* _WHAT TO WORK ON_
Beneath this line sits some data. Return only its lines from the one holding "Emit a component" through the one holding "const yRange = [0.001, 1];", inclusive, exactly, with the images removed.

* _EXTRACTED RECORDS_
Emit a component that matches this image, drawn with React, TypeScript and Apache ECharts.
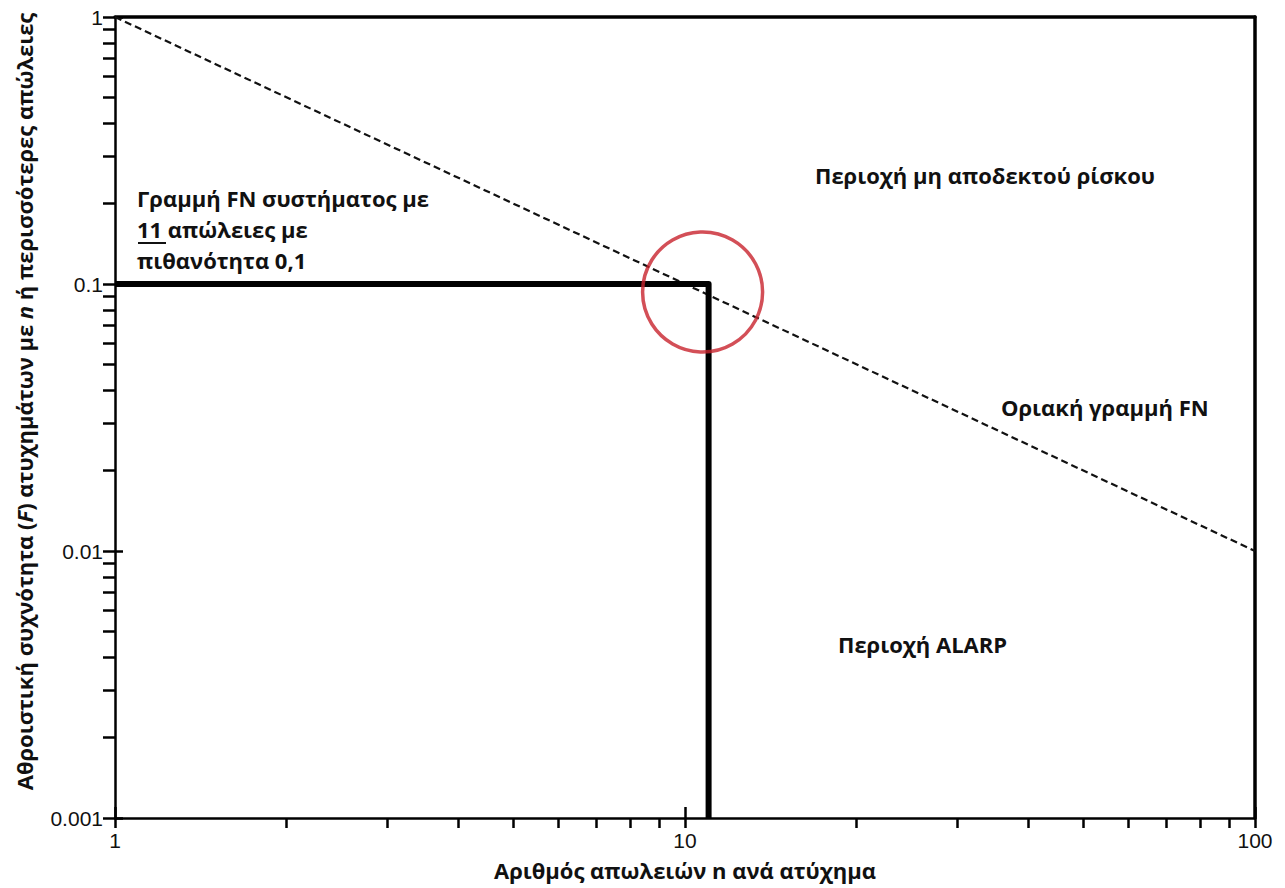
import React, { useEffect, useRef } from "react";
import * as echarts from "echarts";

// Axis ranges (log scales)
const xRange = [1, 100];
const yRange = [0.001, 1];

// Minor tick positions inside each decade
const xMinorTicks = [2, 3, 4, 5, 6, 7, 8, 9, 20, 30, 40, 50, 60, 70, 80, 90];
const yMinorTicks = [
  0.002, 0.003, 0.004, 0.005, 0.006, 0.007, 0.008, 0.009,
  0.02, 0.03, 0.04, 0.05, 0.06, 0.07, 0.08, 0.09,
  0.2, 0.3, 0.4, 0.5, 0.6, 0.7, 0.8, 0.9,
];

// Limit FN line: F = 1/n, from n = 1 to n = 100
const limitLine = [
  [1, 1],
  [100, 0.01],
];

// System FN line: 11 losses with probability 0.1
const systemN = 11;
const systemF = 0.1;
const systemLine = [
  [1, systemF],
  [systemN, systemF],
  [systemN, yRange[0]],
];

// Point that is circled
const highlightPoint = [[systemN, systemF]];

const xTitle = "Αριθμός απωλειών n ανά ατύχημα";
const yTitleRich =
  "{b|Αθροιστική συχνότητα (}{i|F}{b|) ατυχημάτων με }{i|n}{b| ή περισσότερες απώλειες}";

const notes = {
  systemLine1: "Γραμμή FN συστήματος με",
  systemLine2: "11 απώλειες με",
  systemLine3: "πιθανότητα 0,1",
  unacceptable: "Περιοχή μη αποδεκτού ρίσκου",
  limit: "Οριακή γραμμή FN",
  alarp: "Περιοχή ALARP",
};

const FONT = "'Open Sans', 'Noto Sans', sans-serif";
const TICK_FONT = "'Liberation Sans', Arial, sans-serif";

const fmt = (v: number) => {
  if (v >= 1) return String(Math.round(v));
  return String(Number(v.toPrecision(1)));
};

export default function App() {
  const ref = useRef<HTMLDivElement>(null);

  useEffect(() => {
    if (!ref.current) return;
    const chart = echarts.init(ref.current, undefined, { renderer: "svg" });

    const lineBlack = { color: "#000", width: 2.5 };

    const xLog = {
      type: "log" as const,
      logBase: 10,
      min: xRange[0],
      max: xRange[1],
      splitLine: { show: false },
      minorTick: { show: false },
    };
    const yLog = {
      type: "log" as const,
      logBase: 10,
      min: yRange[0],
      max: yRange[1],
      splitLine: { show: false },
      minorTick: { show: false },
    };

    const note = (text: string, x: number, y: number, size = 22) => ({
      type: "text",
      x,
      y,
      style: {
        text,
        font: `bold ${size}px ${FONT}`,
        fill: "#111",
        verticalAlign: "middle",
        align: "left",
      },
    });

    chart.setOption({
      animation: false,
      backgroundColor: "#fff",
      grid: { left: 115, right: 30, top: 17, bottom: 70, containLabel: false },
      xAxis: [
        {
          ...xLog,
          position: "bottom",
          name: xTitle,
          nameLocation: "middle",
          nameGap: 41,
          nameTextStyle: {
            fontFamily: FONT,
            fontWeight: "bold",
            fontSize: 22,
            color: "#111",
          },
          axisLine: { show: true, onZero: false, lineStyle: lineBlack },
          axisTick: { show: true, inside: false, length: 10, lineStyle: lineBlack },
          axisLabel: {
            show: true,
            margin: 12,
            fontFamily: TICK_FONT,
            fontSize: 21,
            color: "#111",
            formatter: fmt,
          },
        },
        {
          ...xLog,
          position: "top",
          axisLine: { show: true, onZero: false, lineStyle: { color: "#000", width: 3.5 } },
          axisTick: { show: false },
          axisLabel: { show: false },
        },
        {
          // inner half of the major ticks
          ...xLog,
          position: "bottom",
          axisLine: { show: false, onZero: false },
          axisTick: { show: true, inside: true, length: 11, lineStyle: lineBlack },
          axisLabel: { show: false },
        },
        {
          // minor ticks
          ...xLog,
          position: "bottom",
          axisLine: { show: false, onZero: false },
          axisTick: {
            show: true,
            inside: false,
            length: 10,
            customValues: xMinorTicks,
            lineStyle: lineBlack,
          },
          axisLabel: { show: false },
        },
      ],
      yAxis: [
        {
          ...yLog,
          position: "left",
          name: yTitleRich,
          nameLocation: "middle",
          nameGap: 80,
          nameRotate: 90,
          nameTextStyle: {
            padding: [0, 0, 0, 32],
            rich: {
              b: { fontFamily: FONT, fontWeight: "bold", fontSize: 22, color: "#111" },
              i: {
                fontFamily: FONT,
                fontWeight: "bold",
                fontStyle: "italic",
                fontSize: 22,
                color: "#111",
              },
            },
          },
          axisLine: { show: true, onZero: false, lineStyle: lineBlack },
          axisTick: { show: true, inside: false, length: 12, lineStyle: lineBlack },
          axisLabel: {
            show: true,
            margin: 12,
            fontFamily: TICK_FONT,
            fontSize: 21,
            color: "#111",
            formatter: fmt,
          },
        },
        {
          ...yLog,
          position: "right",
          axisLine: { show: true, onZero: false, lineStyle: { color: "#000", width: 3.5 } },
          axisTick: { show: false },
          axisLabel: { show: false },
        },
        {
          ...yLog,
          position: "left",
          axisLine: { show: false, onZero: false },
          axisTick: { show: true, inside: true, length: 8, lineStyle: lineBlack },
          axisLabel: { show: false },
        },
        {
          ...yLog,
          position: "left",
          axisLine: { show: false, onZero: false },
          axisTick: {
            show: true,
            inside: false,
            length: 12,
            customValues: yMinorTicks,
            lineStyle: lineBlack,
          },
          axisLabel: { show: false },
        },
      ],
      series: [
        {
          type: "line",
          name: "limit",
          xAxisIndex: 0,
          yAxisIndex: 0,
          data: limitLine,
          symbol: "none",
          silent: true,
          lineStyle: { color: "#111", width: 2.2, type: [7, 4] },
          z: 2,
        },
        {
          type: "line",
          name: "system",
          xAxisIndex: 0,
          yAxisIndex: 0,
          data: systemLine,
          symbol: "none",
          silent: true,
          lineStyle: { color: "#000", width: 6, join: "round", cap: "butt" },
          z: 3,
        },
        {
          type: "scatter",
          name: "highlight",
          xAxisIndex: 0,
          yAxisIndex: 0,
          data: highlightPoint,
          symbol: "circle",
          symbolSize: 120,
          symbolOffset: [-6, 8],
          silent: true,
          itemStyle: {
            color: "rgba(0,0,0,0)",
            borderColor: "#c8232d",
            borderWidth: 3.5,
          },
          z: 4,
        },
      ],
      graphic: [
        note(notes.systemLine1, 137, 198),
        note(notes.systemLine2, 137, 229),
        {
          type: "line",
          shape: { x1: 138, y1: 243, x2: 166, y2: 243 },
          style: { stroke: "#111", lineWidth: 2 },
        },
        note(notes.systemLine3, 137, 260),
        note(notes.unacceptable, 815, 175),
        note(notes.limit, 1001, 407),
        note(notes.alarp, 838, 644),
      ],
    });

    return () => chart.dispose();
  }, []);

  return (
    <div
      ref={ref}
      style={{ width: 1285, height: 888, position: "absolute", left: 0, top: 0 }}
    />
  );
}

* * *

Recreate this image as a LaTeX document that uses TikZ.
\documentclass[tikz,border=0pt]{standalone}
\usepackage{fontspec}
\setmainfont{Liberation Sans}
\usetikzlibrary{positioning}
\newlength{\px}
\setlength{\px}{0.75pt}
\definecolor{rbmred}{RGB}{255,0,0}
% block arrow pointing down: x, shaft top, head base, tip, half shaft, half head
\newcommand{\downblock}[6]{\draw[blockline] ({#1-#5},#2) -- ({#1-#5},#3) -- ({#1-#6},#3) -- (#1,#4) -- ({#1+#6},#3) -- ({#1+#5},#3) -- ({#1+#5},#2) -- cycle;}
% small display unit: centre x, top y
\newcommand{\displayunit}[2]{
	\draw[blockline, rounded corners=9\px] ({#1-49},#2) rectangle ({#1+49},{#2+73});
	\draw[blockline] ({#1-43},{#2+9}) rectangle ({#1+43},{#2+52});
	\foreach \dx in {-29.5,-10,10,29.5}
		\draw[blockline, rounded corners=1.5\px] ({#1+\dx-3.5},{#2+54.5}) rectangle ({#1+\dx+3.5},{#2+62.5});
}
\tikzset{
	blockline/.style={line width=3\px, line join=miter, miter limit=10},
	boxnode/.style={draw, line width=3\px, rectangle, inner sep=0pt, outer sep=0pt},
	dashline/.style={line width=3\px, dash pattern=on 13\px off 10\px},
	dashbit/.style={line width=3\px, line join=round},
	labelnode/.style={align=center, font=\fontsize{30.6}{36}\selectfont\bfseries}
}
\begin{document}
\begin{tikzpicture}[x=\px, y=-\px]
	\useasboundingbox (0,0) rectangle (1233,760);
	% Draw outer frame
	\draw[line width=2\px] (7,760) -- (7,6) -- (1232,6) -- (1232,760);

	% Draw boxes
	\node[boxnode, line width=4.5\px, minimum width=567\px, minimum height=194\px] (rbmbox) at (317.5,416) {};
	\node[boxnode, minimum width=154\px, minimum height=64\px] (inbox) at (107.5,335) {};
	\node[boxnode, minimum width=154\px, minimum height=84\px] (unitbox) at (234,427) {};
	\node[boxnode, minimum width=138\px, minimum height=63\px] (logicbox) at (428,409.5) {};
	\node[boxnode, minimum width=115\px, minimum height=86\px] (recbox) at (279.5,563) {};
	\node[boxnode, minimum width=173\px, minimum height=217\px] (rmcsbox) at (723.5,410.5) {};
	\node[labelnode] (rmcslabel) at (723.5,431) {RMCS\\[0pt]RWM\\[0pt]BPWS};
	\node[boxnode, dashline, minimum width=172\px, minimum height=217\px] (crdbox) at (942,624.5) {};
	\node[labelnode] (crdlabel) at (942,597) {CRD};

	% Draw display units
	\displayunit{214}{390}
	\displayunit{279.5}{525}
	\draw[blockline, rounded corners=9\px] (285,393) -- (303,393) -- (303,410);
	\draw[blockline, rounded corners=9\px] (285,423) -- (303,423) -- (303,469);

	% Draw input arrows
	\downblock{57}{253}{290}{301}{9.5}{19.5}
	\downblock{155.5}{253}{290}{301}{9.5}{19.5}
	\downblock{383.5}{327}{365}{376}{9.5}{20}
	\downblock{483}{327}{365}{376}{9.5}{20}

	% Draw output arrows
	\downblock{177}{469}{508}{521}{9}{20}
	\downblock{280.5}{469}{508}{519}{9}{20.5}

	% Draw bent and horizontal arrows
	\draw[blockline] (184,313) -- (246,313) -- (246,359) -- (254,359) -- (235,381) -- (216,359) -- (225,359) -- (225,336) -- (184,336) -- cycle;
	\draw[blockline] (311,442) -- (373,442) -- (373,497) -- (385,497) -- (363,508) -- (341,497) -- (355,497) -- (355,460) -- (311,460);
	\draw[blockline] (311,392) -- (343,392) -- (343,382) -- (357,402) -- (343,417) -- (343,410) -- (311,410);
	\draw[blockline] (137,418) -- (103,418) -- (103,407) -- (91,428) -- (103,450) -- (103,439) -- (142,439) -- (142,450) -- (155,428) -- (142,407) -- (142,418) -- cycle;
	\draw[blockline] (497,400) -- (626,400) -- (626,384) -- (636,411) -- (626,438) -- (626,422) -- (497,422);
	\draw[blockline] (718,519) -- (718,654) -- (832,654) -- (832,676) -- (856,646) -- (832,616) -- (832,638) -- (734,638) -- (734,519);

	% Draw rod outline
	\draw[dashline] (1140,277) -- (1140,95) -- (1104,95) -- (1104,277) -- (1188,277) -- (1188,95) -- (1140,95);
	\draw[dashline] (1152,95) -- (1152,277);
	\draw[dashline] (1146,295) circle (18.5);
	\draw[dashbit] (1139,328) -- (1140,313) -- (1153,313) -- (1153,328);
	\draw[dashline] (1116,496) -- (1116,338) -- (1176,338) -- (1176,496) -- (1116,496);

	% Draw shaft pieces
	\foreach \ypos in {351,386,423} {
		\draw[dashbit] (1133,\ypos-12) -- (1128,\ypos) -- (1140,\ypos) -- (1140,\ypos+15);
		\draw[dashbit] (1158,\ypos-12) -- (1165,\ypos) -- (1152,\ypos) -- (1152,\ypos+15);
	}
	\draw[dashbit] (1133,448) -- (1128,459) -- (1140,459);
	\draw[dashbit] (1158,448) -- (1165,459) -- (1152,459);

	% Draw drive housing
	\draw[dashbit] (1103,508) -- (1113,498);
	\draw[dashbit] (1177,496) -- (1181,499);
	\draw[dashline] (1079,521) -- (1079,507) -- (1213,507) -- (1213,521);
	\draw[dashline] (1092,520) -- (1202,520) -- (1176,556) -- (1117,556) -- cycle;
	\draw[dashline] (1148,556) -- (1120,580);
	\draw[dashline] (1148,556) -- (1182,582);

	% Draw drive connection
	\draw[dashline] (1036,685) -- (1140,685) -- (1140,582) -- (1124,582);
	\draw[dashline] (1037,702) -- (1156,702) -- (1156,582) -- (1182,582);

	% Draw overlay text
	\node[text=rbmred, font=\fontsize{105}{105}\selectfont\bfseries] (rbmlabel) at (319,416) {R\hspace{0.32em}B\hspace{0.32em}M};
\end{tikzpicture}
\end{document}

* * *

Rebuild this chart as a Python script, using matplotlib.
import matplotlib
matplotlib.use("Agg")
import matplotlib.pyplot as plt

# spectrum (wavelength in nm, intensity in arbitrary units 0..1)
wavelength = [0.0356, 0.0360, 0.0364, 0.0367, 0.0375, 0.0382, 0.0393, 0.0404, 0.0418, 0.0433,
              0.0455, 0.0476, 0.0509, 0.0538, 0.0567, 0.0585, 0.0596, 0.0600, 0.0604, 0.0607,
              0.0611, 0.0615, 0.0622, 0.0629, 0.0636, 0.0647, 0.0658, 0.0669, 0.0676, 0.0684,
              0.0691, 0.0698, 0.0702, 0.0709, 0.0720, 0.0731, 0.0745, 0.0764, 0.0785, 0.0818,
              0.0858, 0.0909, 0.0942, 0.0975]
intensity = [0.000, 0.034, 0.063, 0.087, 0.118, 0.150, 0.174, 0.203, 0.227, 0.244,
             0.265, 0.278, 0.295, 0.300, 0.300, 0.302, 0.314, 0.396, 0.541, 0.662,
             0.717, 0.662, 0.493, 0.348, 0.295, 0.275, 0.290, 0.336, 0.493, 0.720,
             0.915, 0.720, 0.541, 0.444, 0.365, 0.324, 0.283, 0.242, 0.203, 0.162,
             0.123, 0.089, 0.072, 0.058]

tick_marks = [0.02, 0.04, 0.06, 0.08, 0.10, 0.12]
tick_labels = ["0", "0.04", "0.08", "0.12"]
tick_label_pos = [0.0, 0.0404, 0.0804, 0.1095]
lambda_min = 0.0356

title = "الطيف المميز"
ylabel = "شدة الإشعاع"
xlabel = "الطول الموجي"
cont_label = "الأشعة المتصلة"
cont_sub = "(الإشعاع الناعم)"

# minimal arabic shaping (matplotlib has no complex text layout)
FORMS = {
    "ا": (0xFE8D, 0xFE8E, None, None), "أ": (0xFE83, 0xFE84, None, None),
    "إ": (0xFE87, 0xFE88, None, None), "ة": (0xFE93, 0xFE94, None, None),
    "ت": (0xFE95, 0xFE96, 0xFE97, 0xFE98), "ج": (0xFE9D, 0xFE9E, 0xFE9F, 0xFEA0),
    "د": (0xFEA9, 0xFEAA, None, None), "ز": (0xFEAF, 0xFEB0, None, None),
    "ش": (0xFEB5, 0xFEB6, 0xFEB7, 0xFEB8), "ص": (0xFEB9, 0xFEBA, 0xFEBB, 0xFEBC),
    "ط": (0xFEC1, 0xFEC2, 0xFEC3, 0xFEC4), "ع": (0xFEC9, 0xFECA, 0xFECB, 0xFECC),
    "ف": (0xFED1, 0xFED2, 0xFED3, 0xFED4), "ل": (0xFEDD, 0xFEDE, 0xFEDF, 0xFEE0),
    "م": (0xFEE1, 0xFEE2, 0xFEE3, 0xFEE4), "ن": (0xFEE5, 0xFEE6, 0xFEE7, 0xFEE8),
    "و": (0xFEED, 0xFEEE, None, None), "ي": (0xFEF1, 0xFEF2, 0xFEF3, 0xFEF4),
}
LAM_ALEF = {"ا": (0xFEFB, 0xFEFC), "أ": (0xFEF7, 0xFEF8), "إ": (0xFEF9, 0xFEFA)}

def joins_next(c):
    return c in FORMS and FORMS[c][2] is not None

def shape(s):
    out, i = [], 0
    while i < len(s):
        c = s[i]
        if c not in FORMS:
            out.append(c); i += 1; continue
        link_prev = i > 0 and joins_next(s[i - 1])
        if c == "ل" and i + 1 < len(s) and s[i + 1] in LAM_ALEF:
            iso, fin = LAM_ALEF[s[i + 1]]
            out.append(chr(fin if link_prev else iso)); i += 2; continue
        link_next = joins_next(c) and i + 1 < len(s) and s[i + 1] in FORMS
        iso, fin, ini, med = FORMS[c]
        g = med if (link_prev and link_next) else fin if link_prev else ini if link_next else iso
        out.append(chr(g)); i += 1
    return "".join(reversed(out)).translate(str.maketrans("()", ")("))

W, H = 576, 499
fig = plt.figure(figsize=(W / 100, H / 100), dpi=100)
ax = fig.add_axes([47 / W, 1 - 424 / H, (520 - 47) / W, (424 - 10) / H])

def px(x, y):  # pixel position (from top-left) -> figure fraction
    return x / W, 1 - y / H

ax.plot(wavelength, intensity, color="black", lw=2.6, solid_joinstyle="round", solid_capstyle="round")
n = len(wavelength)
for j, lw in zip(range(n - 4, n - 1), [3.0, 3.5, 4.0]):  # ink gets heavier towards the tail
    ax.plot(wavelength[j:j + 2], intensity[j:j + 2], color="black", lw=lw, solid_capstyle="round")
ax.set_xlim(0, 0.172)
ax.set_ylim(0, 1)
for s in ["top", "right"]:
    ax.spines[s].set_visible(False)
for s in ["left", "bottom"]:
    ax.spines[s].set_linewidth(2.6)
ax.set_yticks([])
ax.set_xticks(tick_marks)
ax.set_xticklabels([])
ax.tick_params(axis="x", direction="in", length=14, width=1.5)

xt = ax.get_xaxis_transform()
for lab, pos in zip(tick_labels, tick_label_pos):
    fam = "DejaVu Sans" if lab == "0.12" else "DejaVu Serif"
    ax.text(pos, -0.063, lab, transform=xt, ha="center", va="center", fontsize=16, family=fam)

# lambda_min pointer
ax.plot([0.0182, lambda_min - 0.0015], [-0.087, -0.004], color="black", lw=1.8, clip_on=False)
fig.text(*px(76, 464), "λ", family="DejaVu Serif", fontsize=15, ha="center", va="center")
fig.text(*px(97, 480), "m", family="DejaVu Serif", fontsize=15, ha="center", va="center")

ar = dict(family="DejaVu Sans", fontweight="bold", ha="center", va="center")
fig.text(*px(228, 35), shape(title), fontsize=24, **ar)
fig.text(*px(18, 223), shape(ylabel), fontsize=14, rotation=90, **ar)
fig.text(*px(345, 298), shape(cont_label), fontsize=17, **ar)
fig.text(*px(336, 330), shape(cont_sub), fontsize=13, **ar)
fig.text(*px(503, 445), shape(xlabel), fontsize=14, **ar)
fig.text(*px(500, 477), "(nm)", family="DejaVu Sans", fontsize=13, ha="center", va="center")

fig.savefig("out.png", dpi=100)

* _SOLUTION FOR THIS PROBLEM_
Emit a component that matches this image, drawn with React, TypeScript and Apache ECharts.
import React, { useEffect, useRef } from "react";
import * as echarts from "echarts";

// Axis ranges (log scales)
const xRange = [1, 100];
const yRange = [0.001, 1];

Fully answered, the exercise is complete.